When our sons moved home after graduating college my wife and I got an “up close and personal look” at what it meant to live with boomerang kids.  We wondered whether we had done enough to prepare them for today’s job market or if they were just lazy. The simple truth was we had not done enough.   That’s why I began to research how today’s college graduates locate professional well-paying jobs. To date, I have developed enough material to publish four books on career management.  Here is the essence of what I found:


Getting from college to career is a lot easier when students begin the career development process early, often before they are experienced enough to have thought the matter through.  That is why they need the active support of parents, mentors and others.  

Parents in every corner of the country and beyond experience the same set of issues.  And the problems have grown. Today, according to the Department of Labor, a record 36% of 18-31 year-olds live at home, many because they cannot afford to do otherwise.  Nearly 50% of Americans with college degrees have jobs that do not require them and 50% of recent graduates with college degrees report being underemployed.

It’s a dramatically different job market.  A college degree by itself is no longer enough for your graduate to land a professional well-paying job at graduation.   Students need to prepare for the job-market beginning day #1 of college and perhaps before.  

Soft skills no longer considered “soft.”  You’d think that a solid technical background would be enough to land a job with a company like Google for example.  No way!

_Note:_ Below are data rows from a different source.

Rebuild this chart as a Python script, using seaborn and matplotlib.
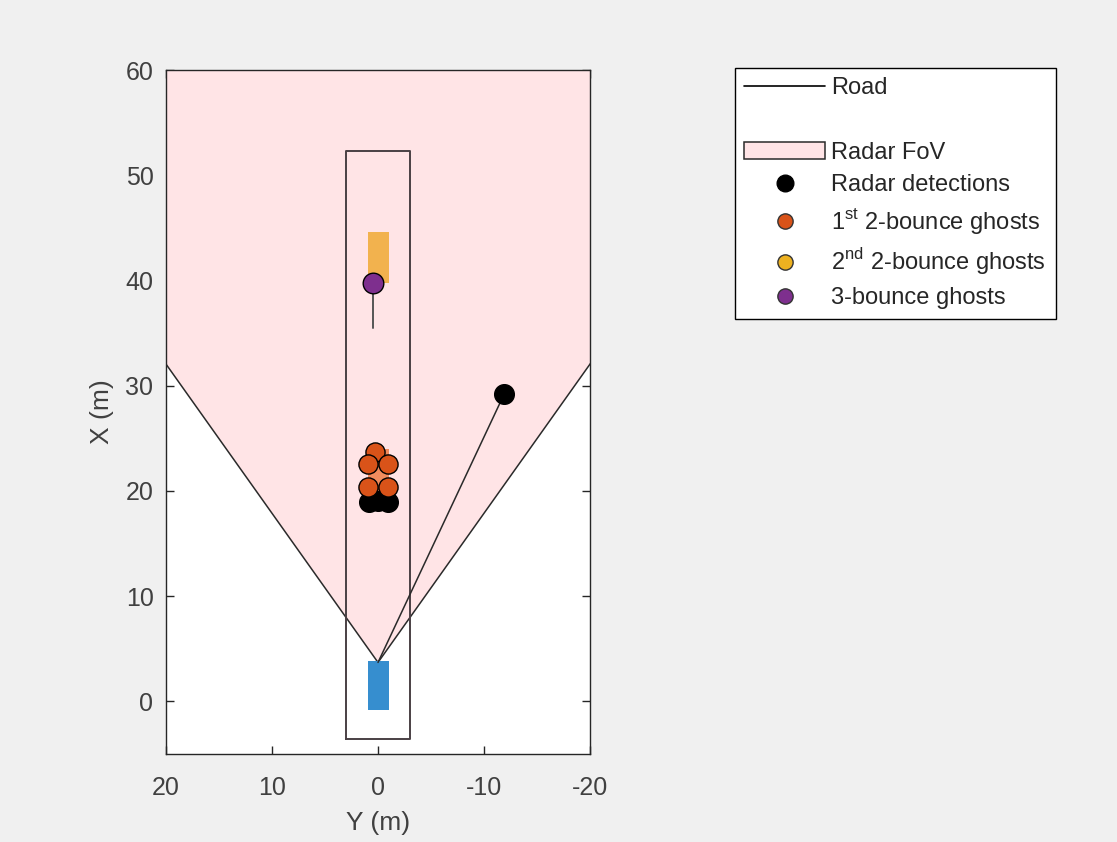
import numpy as np
import pandas as pd
import matplotlib
matplotlib.use("Agg")
import matplotlib.pyplot as plt
from matplotlib.patches import Polygon, Rectangle, Patch
from matplotlib.lines import Line2D
import seaborn as sns

# ---- data (Y = lateral, X = longitudinal) ----
det_y = [0.85, 0.0, -0.9, -11.9]
det_x = [18.9, 19.0, 18.9, 29.2]
ghost1_y = [0.28, 0.95, -0.95, 0.95, -0.95]
ghost1_x = [23.7, 22.6, 22.6, 20.4, 20.4]
ghost3_y = [0.45]
ghost3_x = [39.8]
vel_y = [0.45, 0.45]
vel_x = [39.8, 35.5]
ray_y = [0.0, -11.9]
ray_x = [3.7, 29.2]
road_y = [3.0, -3.0, -3.0, 3.0, 3.0]
road_x = [-3.6, -3.6, 52.3, 52.3, -3.6]
fov_apex = (0.0, 3.7)
fov_half_angle = 35.2
fov_range = 120.0
ego_car = dict(y0=-1.0, x0=-0.85, w=1.9, l=4.7)
target_car = dict(y0=-1.0, x0=39.8, w=1.9, l=4.8)
ghost_car = dict(y0=-1.0, x0=19.3, w=1.9, l=4.7)
xticks = [20, 10, 0, -10, -20]
yticks = [0, 10, 20, 30, 40, 50, 60]

sns.set_style("white")
plt.rcParams['font.family'] = ['Liberation Sans', 'DejaVu Sans']
plt.rcParams['mathtext.fontset'] = 'custom'
plt.rcParams['mathtext.rm'] = 'Liberation Sans'

fig = plt.figure(figsize=(11.17, 8.42), dpi=100, facecolor='#f0f0f0')
ax = fig.add_axes([166/1117, 1-754/842, (590-166)/1117, (754-70)/842])
ax.set_facecolor('white')

# FoV polygon
a = np.deg2rad(fov_half_angle)
ay, ax0 = fov_apex
pts = [(ay, ax0),
       (ay + fov_range*np.sin(a), ax0 + fov_range*np.cos(a)),
       (ay + fov_range*np.sin(a), 200),
       (ay - fov_range*np.sin(a), 200),
       (ay - fov_range*np.sin(a), ax0 + fov_range*np.cos(a))]
fov = Polygon(pts, closed=True, facecolor='#ffe4e6', edgecolor='#2a2a2a', lw=1.1, zorder=1)
ax.add_patch(fov)

# road
ax.plot(road_y, road_x, color='#4a4044', lw=1.4, zorder=2)

# cars
ax.add_patch(Rectangle((ego_car['y0'], ego_car['x0']), ego_car['w'], ego_car['l'],
                       facecolor='#368ecf', edgecolor='none', zorder=3))
ax.add_patch(Rectangle((target_car['y0'], target_car['x0']), target_car['w'], target_car['l'],
                       facecolor='#f2b24e', edgecolor='none', zorder=3))
ax.add_patch(Rectangle((ghost_car['y0'], ghost_car['x0']), ghost_car['w'], ghost_car['l'],
                       facecolor='#f08c5e', edgecolor='none', zorder=3))

# rays and velocity
ax.plot(ray_y, ray_x, color='#2a2a2a', lw=1.1, zorder=4)
ax.plot(vel_y, vel_x, color='#555555', lw=1.4, zorder=4)

# points
df_det = pd.DataFrame({'Y': det_y, 'X': det_x})
df_g1 = pd.DataFrame({'Y': ghost1_y, 'X': ghost1_x})
df_g3 = pd.DataFrame({'Y': ghost3_y, 'X': ghost3_x})
sns.scatterplot(data=df_det, x='Y', y='X', ax=ax, color='black', edgecolor='black',
                s=200, linewidth=1, zorder=5)
sns.scatterplot(data=df_g1, x='Y', y='X', ax=ax, color='#d95319', edgecolor='black',
                s=190, linewidth=1, zorder=6)
sns.scatterplot(data=df_g3, x='Y', y='X', ax=ax, color='#7e2f8e', edgecolor='black',
                s=220, linewidth=1, zorder=6)

ax.set_xlim(20, -20)
ax.set_ylim(-5, 60)
ax.set_xticks(xticks)
ax.set_yticks(yticks)
ax.set_xticklabels([str(t) for t in xticks])
ax.tick_params(direction='in', length=6, width=1, colors='#262626', labelcolor='#404040',
               labelsize=18, top=True, right=True, bottom=True, left=True)
ax.tick_params(axis='x', pad=16)
ax.tick_params(axis='y', pad=9)
for s in ax.spines.values():
    s.set_color('#262626')
    s.set_linewidth(1)
    s.set_visible(True)
ax.set_xlabel('Y (m)', fontsize=19, color='#404040', labelpad=8)
ax.set_ylabel('X (m)', fontsize=19, color='#404040', labelpad=8)

# legend
handles = [
    Line2D([], [], color='black', lw=1.2),
    Line2D([], [], color='none', lw=0),
    Patch(facecolor='#ffe4e6', edgecolor='#2a2a2a', lw=1.1),
    Line2D([], [], ls='none', marker='o', markersize=12, markerfacecolor='black', markeredgecolor='black'),
    Line2D([], [], ls='none', marker='o', markersize=11, markerfacecolor='#d95319', markeredgecolor='#333333'),
    Line2D([], [], ls='none', marker='o', markersize=11, markerfacecolor='#edb120', markeredgecolor='#333333'),
    Line2D([], [], ls='none', marker='o', markersize=11, markerfacecolor='#7e2f8e', markeredgecolor='#333333'),
]
labels = ['Road', ' ', 'Radar FoV', 'Radar detections',
          r'1$^{\mathrm{st}}$ 2-bounce ghosts', r'2$^{\mathrm{nd}}$ 2-bounce ghosts',
          '3-bounce ghosts']
leg = fig.legend(handles, labels, loc='upper left', bbox_to_anchor=(735/1117, 1-68/842),
                 bbox_transform=fig.transFigure, fontsize=17, frameon=True, fancybox=False,
                 edgecolor='black', facecolor='white', framealpha=1, handlelength=3.4,
                 handletextpad=0.28, borderpad=0.4, labelspacing=0.43, borderaxespad=0)
leg.get_frame().set_linewidth(1)
for t in leg.get_texts():
    t.set_color('#262626')

fig.savefig('out.png', dpi=100, facecolor=fig.get_facecolor())
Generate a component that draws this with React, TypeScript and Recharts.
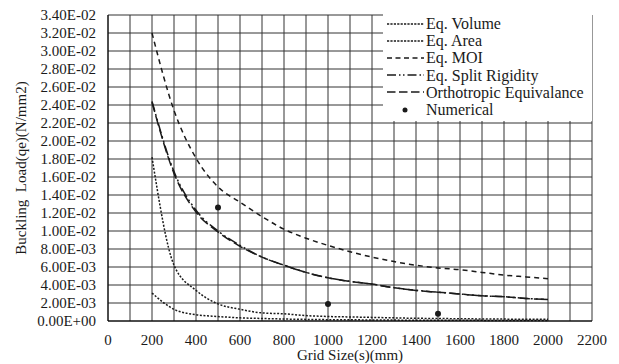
import React from "react";
import {
  ComposedChart,
  Line,
  Scatter,
  XAxis,
  YAxis,
  CartesianGrid,
  Legend,
} from "recharts";

const gridSizes = [200, 300, 400, 500, 600, 700, 800, 900, 1000, 1100, 1200, 1300, 1400, 1500, 1600, 1700, 1800, 1900, 2000];

const eqVolume = [0.0031, 0.0013, 0.0007, 0.0005, 0.00035, 0.00028, 0.00022, 0.00018, 0.00015, 0.00013, 0.00012, 0.0001, 0.00009, 0.00008, 0.00008, 0.00007, 0.00006, 0.00006, 0.00005];
const eqArea = [0.0182, 0.0062, 0.0034, 0.0019, 0.0013, 0.0009, 0.0008, 0.0006, 0.0005, 0.00045, 0.0004, 0.00035, 0.0003, 0.00028, 0.00025, 0.00023, 0.00021, 0.0002, 0.00019];
const eqMOI = [0.032, 0.0234, 0.0181, 0.0149, 0.0132, 0.0116, 0.0102, 0.0092, 0.0084, 0.0077, 0.0071, 0.0066, 0.0062, 0.0059, 0.0057, 0.0054, 0.0051, 0.0049, 0.0047];
const eqSplit = [0.0244, 0.0166, 0.0123, 0.01, 0.0084, 0.0071, 0.0062, 0.0054, 0.0048, 0.0044, 0.0041, 0.0037, 0.0034, 0.0032, 0.003, 0.0028, 0.0027, 0.0025, 0.0024];
const orthotropic = [0.0243, 0.0164, 0.0121, 0.0099, 0.0083, 0.0071, 0.0062, 0.0054, 0.0048, 0.0044, 0.0041, 0.0037, 0.0034, 0.0032, 0.003, 0.0028, 0.0027, 0.0025, 0.0024];

const numericalX = [500, 1000, 1500];
const numericalY = [0.0126, 0.0019, 0.0008];

const xTicks = [0, 100, 200, 300, 400, 500, 600, 700, 800, 900, 1000, 1100, 1200, 1300, 1400, 1500, 1600, 1700, 1800, 1900, 2000, 2100, 2200];
const yTicks = [0, 0.002, 0.004, 0.006, 0.008, 0.01, 0.012, 0.014, 0.016, 0.018, 0.02, 0.022, 0.024, 0.026, 0.028, 0.03, 0.032, 0.034];

const FONT = '"Liberation Serif", "Times New Roman", serif';
const INK = "#1a1a1a";

const curveData = gridSizes.map((s, i) => ({
  s,
  volume: eqVolume[i],
  area: eqArea[i],
  moi: eqMOI[i],
  split: eqSplit[i],
  ortho: orthotropic[i],
}));
const numericalData = numericalX.map((s, i) => ({ s, value: numericalY[i] }));

const series = [
  { key: "volume", name: "Eq. Volume", dash: "2 1.6", legendDash: "2.2 1.2" },
  { key: "area", name: "Eq. Area", dash: "2 1.6", legendDash: "2.2 1.2" },
  { key: "moi", name: "Eq. MOI", dash: "5 4", legendDash: "5 3.5" },
  { key: "split", name: "Eq. Split Rigidity", dash: "10 3 2 3 2 3", legendDash: "9 3 1.5 2.5 1.5 3" },
  { key: "ortho", name: "Orthotropic Equivalance", dash: "10 4", legendDash: "8.5 3.5" },
];

function sci(v: number) {
  const [m, e] = v.toExponential(2).split("e");
  const sign = e.startsWith("-") ? "-" : "+";
  const digits = e.replace(/[+-]/, "").padStart(2, "0");
  return `${m}E${sign}${digits}`;
}

function YTitle(props: any) {
  const { viewBox } = props;
  const cx = 21;
  const cy = viewBox.y + viewBox.height / 2;
  return (
    <text
      x={cx}
      y={cy}
      transform={`rotate(-90 ${cx} ${cy})`}
      textAnchor="middle"
      dominantBaseline="central"
      fontFamily={FONT}
      fontSize={15}
      fill={INK}
      style={{ whiteSpace: "pre" }}
    >
      {"Buckling  Load(qe)(N/mm2)"}
    </text>
  );
}

function XTitle(props: any) {
  const { viewBox } = props;
  return (
    <text
      x={viewBox.x + viewBox.width / 2}
      y={360}
      textAnchor="middle"
      fontFamily={FONT}
      fontSize={15}
      fill={INK}
    >
      Grid Size(s)(mm)
    </text>
  );
}

function LegendBox() {
  return (
    <div
      style={{
        background: "#fff",
        width: 209,
        height: 107,
        paddingTop: 1,
        boxSizing: "border-box",
        fontFamily: FONT,
        fontSize: 16,
        color: INK,
      }}
    >
      {series.map((s) => (
        <div key={s.key} style={{ display: "flex", alignItems: "center", height: 17.2 }}>
          <svg width={37} height={10} style={{ marginLeft: 4, marginRight: 2 }}>
            <line x1={0} y1={5} x2={37} y2={5} stroke={INK} strokeWidth={1.3} strokeDasharray={s.legendDash} />
          </svg>
          <span style={{ lineHeight: "17px" }}>{s.name}</span>
        </div>
      ))}
      <div style={{ display: "flex", alignItems: "center", height: 17.2 }}>
        <svg width={37} height={10} style={{ marginLeft: 4, marginRight: 2 }}>
          <circle cx={18} cy={5} r={2.5} fill={INK} />
        </svg>
        <span style={{ lineHeight: "17px" }}>Numerical</span>
      </div>
    </div>
  );
}

export default function App() {
  return (
    <div style={{ position: "absolute", left: 0, top: 0, width: 619, height: 364, background: "#fff" }}>
      <ComposedChart
        width={619}
        height={364}
        data={curveData}
        margin={{ top: 15, right: 27, left: 0, bottom: 0 }}
      >
        <CartesianGrid stroke="#333" strokeWidth={1} />
        <XAxis
          dataKey="s"
          type="number"
          domain={[0, 2200]}
          ticks={xTicks}
          interval={0}
          tickFormatter={(v: number) => (v % 200 === 0 ? String(v) : "")}
          tick={{ fontFamily: FONT, fontSize: 15, fill: INK }}
          tickLine={false}
          tickSize={0}
          tickMargin={13}
          height={43}
          axisLine={{ stroke: "#000" }}
          label={<XTitle />}
        />
        <YAxis
          type="number"
          domain={[0, 0.034]}
          ticks={yTicks}
          interval={0}
          tickFormatter={sci}
          tick={{ fontFamily: FONT, fontSize: 15, fill: INK }}
          tickLine={false}
          tickSize={0}
          tickMargin={12}
          width={108}
          axisLine={{ stroke: "#000" }}
          label={<YTitle />}
        />
        <Legend
          layout="vertical"
          align="center"
          verticalAlign="middle"
          content={() => <LegendBox />}
          wrapperStyle={{ position: "absolute", left: 383, top: 14, width: 209, height: 107 }}
        />
        {series.map((s) => (
          <Line
            key={s.key}
            type="monotone"
            dataKey={s.key}
            name={s.name}
            stroke={INK}
            strokeWidth={1.5}
            strokeDasharray={s.dash}
            dot={false}
            isAnimationActive={false}
          />
        ))}
        <Scatter
          data={numericalData}
          dataKey="value"
          name="Numerical"
          fill={INK}
          shape={(p: any) => <circle cx={p.cx} cy={p.cy} r={3} fill={INK} />}
          isAnimationActive={false}
        />
      </ComposedChart>
    </div>
  );
}
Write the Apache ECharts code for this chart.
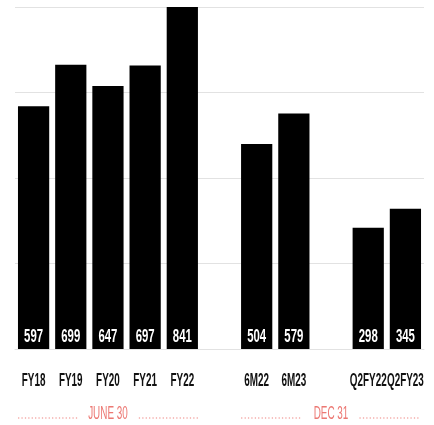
<!DOCTYPE html>
<html>
<head>
<meta charset="utf-8">
<script src="https://cdn.jsdelivr.net/npm/echarts@6/dist/echarts.min.js"></script>
<style>
  html, body { margin: 0; padding: 0; background: #fff; }
  #chart { width: 434px; height: 425px; }
</style>
</head>
<body>
<div id="chart"></div>
<script>
// Periods on the x axis; empty strings leave a gap between the reporting groups
const categories = ['FY18', 'FY19', 'FY20', 'FY21', 'FY22', '', '6M22', '6M23', '', 'Q2FY22', 'Q2FY23'];
const values = [597, 699, 647, 697, 841, null, 504, 579, null, 298, 345];

// Period-end captions shown under each group of bars
const groupLabels = ['JUNE 30', 'DEC 31'];
const groupFirst = ['FY18', '6M22'];
const groupLast = ['FY22', 'Q2FY23'];

const FONT = '"Liberation Sans", Arial, sans-serif';
const PINK = '#ec7873';
const PINK_DOTS = '#f29d9a';
const NARROW = 0.55;      // horizontal squeeze for the condensed lettering
const BAR_SHARE = 0.84;   // share of each category band taken by its bar
const DOT_STEP = 3.4;     // spacing of the dots in the caption rules

const yMax = Math.max(...values.filter(v => v != null));

const measure = document.createElement('canvas').getContext('2d');

// A row of small dots from a to b at height y
function dotRule(a, b, y) {
  const dots = [];
  for (let x = a + 0.7; x <= b; x += DOT_STEP) {
    dots.push({
      type: 'circle',
      shape: { cx: x, cy: y, r: 0.75 },
      style: { fill: PINK_DOTS }
    });
  }
  return dots;
}

// Value label at the foot of each bar, the period name under it, and the
// dotted period-end caption under the first bar of each group
function renderLabels(params, api) {
  const idx = api.value(0);
  const base = api.coord([idx, 0]);
  const children = [{
    type: 'text',
    x: base[0], y: base[1] + 32,
    scaleX: NARROW,
    style: {
      text: categories[idx], font: 'bold 18px ' + FONT, fill: '#111',
      align: 'center', verticalAlign: 'middle'
    }
  }];
  if (values[idx] != null) {
    children.push({
      type: 'text',
      x: base[0], y: base[1] - 12,
      scaleX: 0.6,
      style: {
        text: String(api.value(1)), font: 'bold 19px ' + FONT, fill: '#ffffff',
        align: 'center', verticalAlign: 'middle'
      }
    });
  }
  const g = groupFirst.indexOf(categories[idx]);
  if (g >= 0) {
    const halfBar = api.size([1, 0])[0] * BAR_SHARE / 2;
    const lastIdx = categories.indexOf(groupLast[g]);
    const left = base[0] - halfBar;
    const right = api.coord([lastIdx, 0])[0] + halfBar;
    const mid = (left + right) / 2;
    const y = base[1] + 65;
    const font = '18px ' + FONT;
    measure.font = font;
    const w = measure.measureText(groupLabels[g]).width * NARROW;
    const gap = 11;
    children.push({
      type: 'text',
      x: mid, y: y,
      scaleX: NARROW,
      style: {
        text: groupLabels[g], fill: PINK, font: font,
        align: 'center', verticalAlign: 'middle'
      }
    });
    children.push(...dotRule(left, mid - w / 2 - gap, y + 4));
    children.push(...dotRule(mid + w / 2 + gap, right, y + 4));
  }
  return { type: 'group', children: children };
}

const chart = echarts.init(document.getElementById('chart'), null, { renderer: 'canvas' });

chart.setOption({
  animation: false,
  backgroundColor: '#ffffff',
  grid: { left: 15, right: 10, top: 7, bottom: 76, containLabel: false },
  xAxis: {
    type: 'category',
    data: categories,
    axisLine: { show: true, lineStyle: { color: '#e2e2e2', width: 1 } },
    axisTick: { show: false },
    axisLabel: { show: false }
  },
  yAxis: {
    type: 'value',
    min: 0,
    max: yMax,
    interval: yMax / 4,
    axisLine: { show: false },
    axisTick: { show: false },
    axisLabel: { show: false },
    splitLine: { show: true, lineStyle: { color: '#e2e2e2', width: 1 } }
  },
  series: [{
    type: 'bar',
    data: values,
    barWidth: (BAR_SHARE * 100) + '%',
    itemStyle: { color: '#000000' }
  }, {
    type: 'custom',
    renderItem: renderLabels,
    clip: false,
    data: categories.map((c, i) => [i, values[i] == null ? 0 : values[i]]),
    z: 5
  }]
});
</script>
</body>
</html>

Beside technical competence, Google (and many others as well) insist that entry-level hires have depth in the areas of communication, leadership, teamwork, critical thinking and problem solving—all skills that can be developed and demonstrated during the college years. 

Your student needs to focus on the full spectrum of skills and requirements employers want to see in entry-level candidates.   That means using their time in college wisely while accomplishing more than just earning a degree.    

Yes, parents have a major role to play once their kids are in college and even after they graduate.  Here are 5 things parents can do to help their kids become job-ready.

  1. Help them establish the critically important mindset that connects college to career.  Not knowing what they want for a major or career while in college is okay. Failure to work on it is not.  Students need to take advantage of available career counseling resources in high school if possible, but for sure while in college.
  2. Give them skin in the game by sharing the college expense load even if you can afford to pay it all.  If it is their money too, they are more likely to take responsibility earlier.
  3. Don’t rely on the university to make the connection between college and career for you.  Generally, universities have never fully accepted that responsibility; are reluctant to accept it now; and career readiness has never been a major priority.
  4. Visit the campus career services center together sometime during the freshman year.  You will learn what companies visit campus to recruit; the student profiles they are most likely to hire; and resources that are available to help your student land a professional job at graduation.  You’ll also get a better idea of what’s required in the new job market.
  5. Don’t confuse struggle with failure.  Some students “get it” sooner than others.  Who cares? It’s not where you start but where you finish that counts.

It’s never too early to have conversations with your kids (even your grandkids) about career readiness.  Last Christmas, my brother Bob and I overheard our adult children having career readiness discussions with their kids.  With the younger ones it was about “what do you want to be when you grow up?” But for the teenagers it was about career interest and how to get ready.  And those discussions involved more than going to college and earning a degree. I strongly suggest you do the same.